Threatened gas sanctions, in particular, are seen by some key Russian officials as a disguised commercial policy simply seeking lower prices for Russian gas…

Gas Infrastructures Depend on Gas Prices, not Politics

Rightly called a permanent circus act, the map of potential new gas pipeline and LNG supply infrastructures in Europe is a pathwork overlay to a continent already criss-crossed with both “legacy” and “project” gas pipelines and gas reservoirs. It is also criss-crossed, but mostly at the “project” stage with LNG import terminals, and their actual or planned national or regional pipeline delivery infrastructures.

In overall and total terms, continental Europe has close to, or more than the total of approximately 240 000 kilometres of gas pipeline and delivery infrastructures that exist in the much larger area of the continental US. Europe is not short of gas infrastructures, and will not be short of the gas to fill them!

Spectacular and very high-cost projects such as the Nord Stream and South Stream gaslines serving Germany alone (Nord Stream) and several western EU states, by South Stream when it is completed and operational, are also accompanied or rivaled by mostly-projected new gas lines oriented to the southern EU states. Web search with “projected gas pipelines, Europe” will suffice to show the continent is promised – or threatened – with a deluge of new gas pipelines.

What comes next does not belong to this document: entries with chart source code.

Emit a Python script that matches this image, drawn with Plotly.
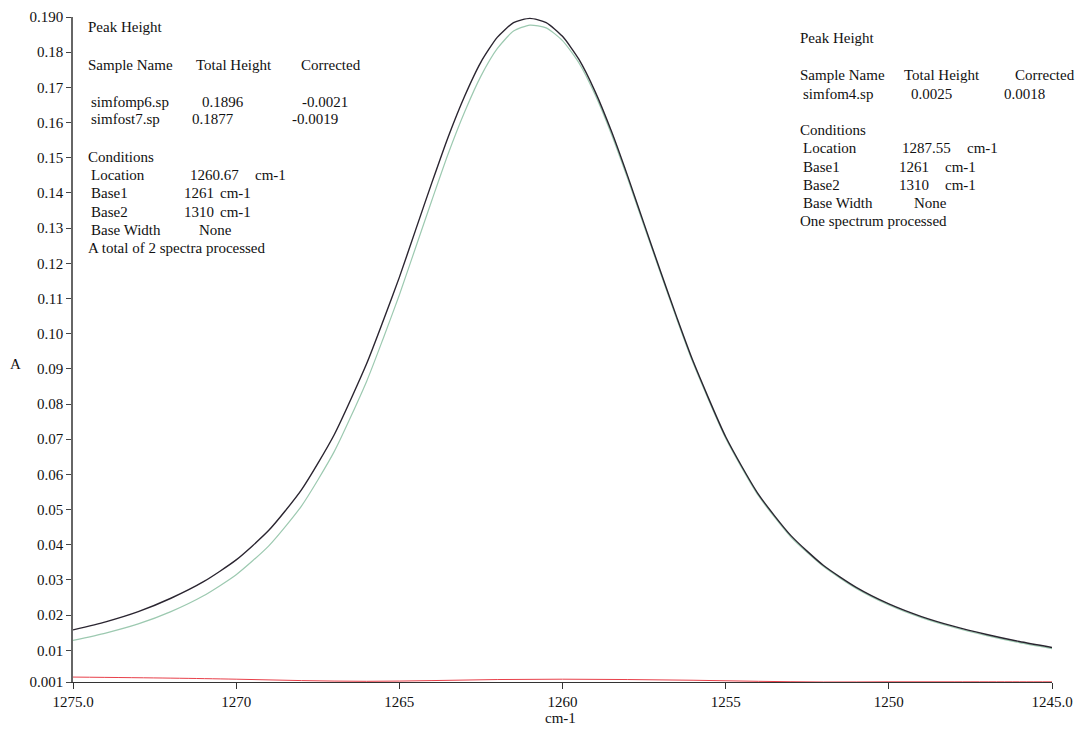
import plotly.graph_objects as go

# wavenumbers (cm-1)
wn_main = [1275, 1274, 1273, 1272, 1271, 1270, 1269, 1268, 1267, 1266, 1265.5, 1265, 1264.5,
           1264, 1263.5, 1263, 1262.5, 1262, 1261.5, 1261, 1260.5, 1260, 1259.5, 1259, 1258.5,
           1258, 1257.5, 1257, 1256.5, 1256, 1255, 1254, 1253, 1252, 1251, 1250, 1249, 1248,
           1247, 1246, 1245]

simfomp6 = [0.0158, 0.0181, 0.0210, 0.0248, 0.0295, 0.0357, 0.0441, 0.0556, 0.0712, 0.0915,
            0.1035, 0.1160, 0.1295, 0.1430, 0.1560, 0.1675, 0.1772, 0.1842, 0.1884, 0.1896,
            0.1884, 0.1845, 0.1780, 0.1688, 0.1575, 0.1447, 0.1312, 0.1178, 0.1047, 0.0922,
            0.0707, 0.0544, 0.0426, 0.0341, 0.0279, 0.0232, 0.0196, 0.0168, 0.0145, 0.0125,
            0.0108]

simfost7 = [0.0128, 0.0149, 0.0175, 0.0210, 0.0255, 0.0315, 0.0397, 0.0510, 0.0664, 0.0865,
            0.0985, 0.1110, 0.1245, 0.1380, 0.1512, 0.1630, 0.1732, 0.1810, 0.1860, 0.1877,
            0.1869, 0.1833, 0.1770, 0.1679, 0.1567, 0.1440, 0.1306, 0.1173, 0.1042, 0.0917,
            0.0703, 0.0540, 0.0422, 0.0338, 0.0276, 0.0229, 0.0193, 0.0165, 0.0142, 0.0122,
            0.0105]

wn_red = [1275, 1272, 1270, 1268, 1266, 1264, 1262, 1260, 1258, 1256, 1254, 1252, 1250,
          1248, 1246, 1245]
simfom4 = [0.0024, 0.0021, 0.0018, 0.0014, 0.0012, 0.0014, 0.0017, 0.0018, 0.0017, 0.0015,
           0.0012, 0.0010, 0.00105, 0.00105, 0.00105, 0.00105]

x_tickvals = [1275, 1270, 1265, 1260, 1255, 1250, 1245]
x_ticktext = ["1275.0", "1270", "1265", "1260", "1255", "1250", "1245.0"]
y_tickvals = [0.001, 0.01, 0.02, 0.03, 0.04, 0.05, 0.06, 0.07, 0.08, 0.09, 0.10, 0.11,
              0.12, 0.13, 0.14, 0.15, 0.16, 0.17, 0.18, 0.190]
y_ticktext = ["0.001", "0.01", "0.02", "0.03", "0.04", "0.05", "0.06", "0.07", "0.08",
              "0.09", "0.10", "0.11", "0.12", "0.13", "0.14", "0.15", "0.16", "0.17",
              "0.18", "0.190"]

FONT = "Liberation Serif"
L, R, T, B = 73, 1052, 17, 682

fig = go.Figure()
fig.add_trace(go.Scatter(x=wn_main, y=simfost7, mode="lines", name="simfost7.sp",
                         line=dict(color="#9cc9b0", width=1.2, shape="spline", smoothing=0.6)))
fig.add_trace(go.Scatter(x=wn_main, y=simfomp6, mode="lines", name="simfomp6.sp",
                         line=dict(color="#2a2530", width=1.4, shape="spline", smoothing=0.6)))
fig.add_trace(go.Scatter(x=wn_red, y=simfom4, mode="lines", name="simfom4.sp",
                         line=dict(color="#e8404a", width=1, shape="spline")))

annos = []


def txt(px, py, s, anchor="left"):
    annos.append(dict(x=(px - L) / (R - L), y=(B - py) / (B - T), xref="paper", yref="paper",
                      text=s, showarrow=False, xanchor=anchor, yanchor="middle",
                      font=dict(family=FONT, size=15, color="#111")))


# left block
txt(86, 27, "Peak Height")
txt(86, 65, "Sample Name")
txt(194, 65, "Total Height")
txt(299, 65, "Corrected")
txt(89, 102, "simfomp6.sp")
txt(200, 102, "0.1896")
txt(300, 102, "-0.0021")
txt(89, 119, "simfost7.sp")
txt(190, 119, "0.1877")
txt(290, 119, "-0.0019")
txt(86, 157, "Conditions")
txt(89, 175, "Location")
txt(188, 175, "1260.67")
txt(253, 175, "cm-1")
txt(89, 193, "Base1")
txt(182, 193, "1261")
txt(218, 193, "cm-1")
txt(89, 212, "Base2")
txt(182, 212, "1310")
txt(218, 212, "cm-1")
txt(89, 230, "Base Width")
txt(197, 230, "None")
txt(86, 248, "A total of 2 spectra processed")

# right block
txt(798, 38, "Peak Height")
txt(798, 75, "Sample Name")
txt(902, 75, "Total Height")
txt(1013, 75, "Corrected")
txt(801, 94, "simfom4.sp")
txt(909, 94, "0.0025")
txt(1002, 94, "0.0018")
txt(798, 130, "Conditions")
txt(801, 148, "Location")
txt(900, 148, "1287.55")
txt(965, 148, "cm-1")
txt(801, 167, "Base1")
txt(897, 167, "1261")
txt(943, 167, "cm-1")
txt(801, 185, "Base2")
txt(897, 185, "1310")
txt(943, 185, "cm-1")
txt(801, 203, "Base Width")
txt(912, 203, "None")
txt(798, 221, "One spectrum processed")

# axis titles
txt(15, 364, "A", anchor="center")
txt(560, 718, "cm-1", anchor="center")

fig.update_layout(
    width=1083, height=731,
    margin=dict(l=L, r=1083 - R, t=T, b=731 - B),
    paper_bgcolor="white", plot_bgcolor="white",
    showlegend=False,
    annotations=annos,
    font=dict(family=FONT, size=15, color="#111"),
)
fig.update_xaxes(range=[1275, 1245], tickvals=x_tickvals, ticktext=x_ticktext,
                 automargin=False,
                 showgrid=False, zeroline=False, showline=True, linecolor="#333", linewidth=1.2,
                 ticks="outside", ticklen=6, tickcolor="#333",
                 tickfont=dict(family=FONT, size=15, color="#111"))
fig.update_yaxes(range=[0.001, 0.190], tickvals=y_tickvals, ticktext=y_ticktext,
                 automargin=False,
                 showgrid=False, zeroline=False, showline=True, linecolor="#666", linewidth=1.6,
                 ticks="outside", ticklen=5, tickcolor="#444",
                 tickfont=dict(family=FONT, size=15, color="#111"))

fig.write_html("out.html")
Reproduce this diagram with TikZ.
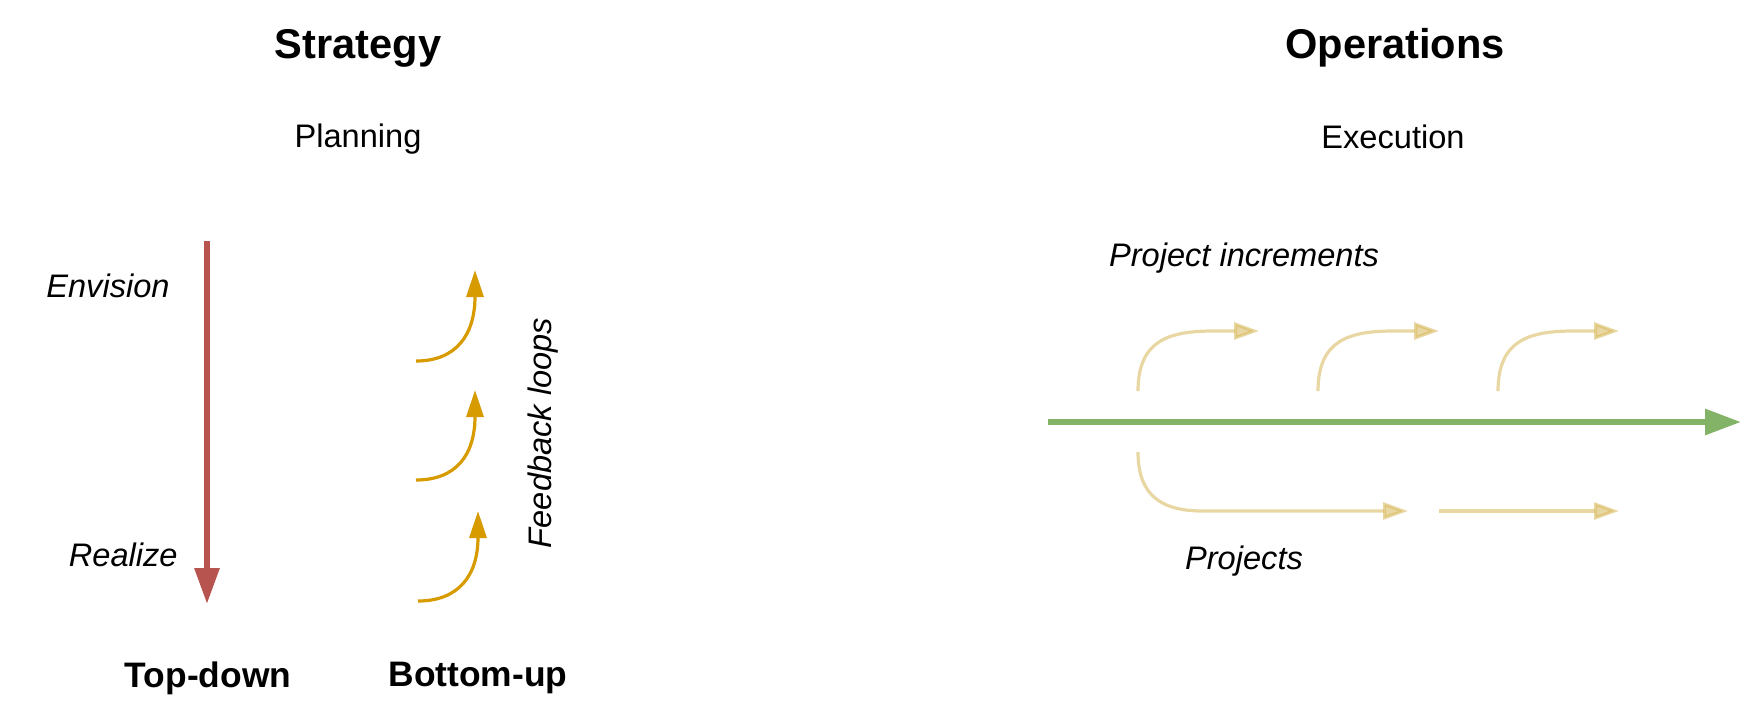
\documentclass[tikz,border=0pt]{standalone}
\usepackage{fontspec}
\setmainfont{Liberation Sans}
\usetikzlibrary{arrows.meta,calc}
\definecolor{cred}{HTML}{B85450}
\definecolor{cgold}{HTML}{D79B00}
\definecolor{cgreen}{HTML}{82B366}
\definecolor{clight}{HTML}{D6B656}
\tikzset{
  title/.style={font=\fontsize{20.8pt}{24pt}\selectfont\bfseries, inner sep=0pt},
  sub/.style={font=\fontsize{16.3pt}{19pt}\selectfont, inner sep=0pt},
  lab/.style={font=\fontsize{16.3pt}{19pt}\selectfont\itshape, inner sep=0pt},
  foot/.style={font=\fontsize{17.7pt}{21pt}\selectfont\bfseries, inner sep=0pt},
  redarrow/.style={draw=cred, line width=3pt, -{Triangle[length=18pt,width=12pt]}},
  goldarrow/.style={draw=cgold, line width=1.6pt, -{Triangle[length=13.5pt,width=8.5pt]}},
  greenarrow/.style={draw=cgreen, line width=3pt, -{Triangle[length=18pt,width=12.5pt]}},
  lightarrow/.style={draw=clight, opacity=0.55, line width=1.6pt, -{Triangle[length=12.5pt,width=8.5pt]}},
}
\begin{document}
\begin{tikzpicture}[x=0.5pt,y=-0.5pt]
\useasboundingbox (0,0) rectangle (1764,720);
% titles
\node[title] (strategy) at (358,48) {Strategy};
\node[sub] (planning) at (358,139) {Planning};
\node[title] (operations) at (1395,48) {Operations};
\node[sub] (execution) at (1393,137) {Execution};
\node[foot] (topdown) at (208,678) {Top-down};
\node[foot] (bottomup) at (478,678) {Bottom-up};
% left labels
\node[lab, anchor=east] (envision) at (170,286) {Envision};
\node[lab, anchor=east] (realize) at (178,555) {Realize};
\node[lab, rotate=90] (feedback) at (543,433) {Feedback loops};
% red arrow
\coordinate (r1) at (207,241);
\coordinate (r2) at (207,604);
\draw[redarrow] (r1) -- (r2);
% gold feedback arrows
\coordinate (g1s) at (416,361); \coordinate (g1t) at (475,270);
\coordinate (g2s) at (416,480); \coordinate (g2t) at (475,390);
\coordinate (g3s) at (418,601); \coordinate (g3t) at (478,511);
\draw[goldarrow] (g1s) .. controls +(40,0) and +(0,65) .. (g1t);
\draw[goldarrow] (g2s) .. controls +(40,0) and +(0,65) .. (g2t);
\draw[goldarrow] (g3s) .. controls +(40,0) and +(0,65) .. (g3t);
% right side
\node[lab] (increments) at (1244,258) {Project increments};
\node[lab] (projects) at (1244,561) {Projects};
\coordinate (gs) at (1048,422);
\coordinate (gt) at (1741,422);
\draw[greenarrow] (gs) -- (gt);
% upper increments
\coordinate (u1s) at (1138,391); \coordinate (u1t) at (1259,331);
\coordinate (u2s) at (1318,391); \coordinate (u2t) at (1439,331);
\coordinate (u3s) at (1498,391); \coordinate (u3t) at (1619,331);
\draw[lightarrow] (u1s) .. controls +(0,-50) and +(-45,0) .. ($(u1s)+(75,-60)$) -- (u1t);
\draw[lightarrow] (u2s) .. controls +(0,-50) and +(-45,0) .. ($(u2s)+(75,-60)$) -- (u2t);
\draw[lightarrow] (u3s) .. controls +(0,-50) and +(-45,0) .. ($(u3s)+(75,-60)$) -- (u3t);
% lower projects
\coordinate (p1s) at (1138,452); \coordinate (p1t) at (1408,511);
\coordinate (p2s) at (1439,511); \coordinate (p2t) at (1619,511);
\draw[lightarrow] (p1s) .. controls +(0,45) and +(-40,0) .. ($(p1s)+(65,59)$) -- (p1t);
\draw[lightarrow] (p2s) -- (p2t);
\end{tikzpicture}
\end{document}
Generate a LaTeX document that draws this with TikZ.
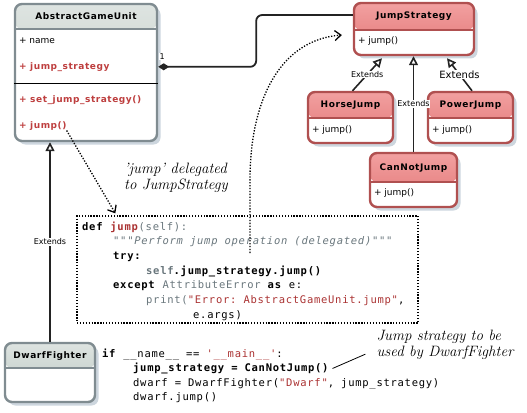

Russia’s massive gas infrastructures for supplying all of Europe are the largest of the “legacy” infrastructures, with Ukraine being the key legacy pipeline route and hub.

Brave words from the European Commission, 6 March, are that it would help expand the Ukraine’s natural-gas pipeline system as part of an aid package. This expansion’s completion date, nor its funding were described, but the EC’s aim is enabling Ukraine to import gas from certain other neighboring countries – although the gas will be of Russian origin or mostly Russian origin.  European officials call this the “reverse flow strategy”, that is to pump mostly Russian-origin gas back into the Ukraine – to reduce the country’s dependence on Russian gas!

Ukraine’s heavily oversized gas infrastructures are able to transport and store more than 4 times the country’s annual demand for domestic consumption of about 80 billion cubic metres, and are used not only to transport gas at different daily flow rates depending on compressor power utilised, but also to store gas in situ (gas stored in slow-moving pipelines). The gas can also be offloaded to underground storage reservoirs, which in Ukraine’s case are massive but in degraded or badly-maintained condition.

As at present, according to specialist publications such as Platts Gas News and Market Data, Ukraine’s reservoirs are at extreme high levels, for reasons including mild winter weather and economic recession in Europe damping gas demand. The present European Commission “outline proposal” to reverse-flow gas to Ukraine would, if it was ever funded and built, certainly face serious infrastructure problems, possibly including the need for repairing existing, or building more storage infrastructures – while the alternate and rational strategy of rapidly developing Ukraine’s own massive national gas reserves is at present ignored!

Proving that gas prices are a lot more important than talk about “energy security” the first U.S. LNG export terminal out of the six approved by regulators so far, is expected to start production in late 2015. Its total output is however already under contract to customers in Asia, due to Asian gas prices being even higher than European. This signals the commercial limits on the brave talk coming out of Washington, Brussels, London and elsewhere on “cutting Europe’s gas dependence on Russia to nothing”.

If the price is right, yes. If not, forget it.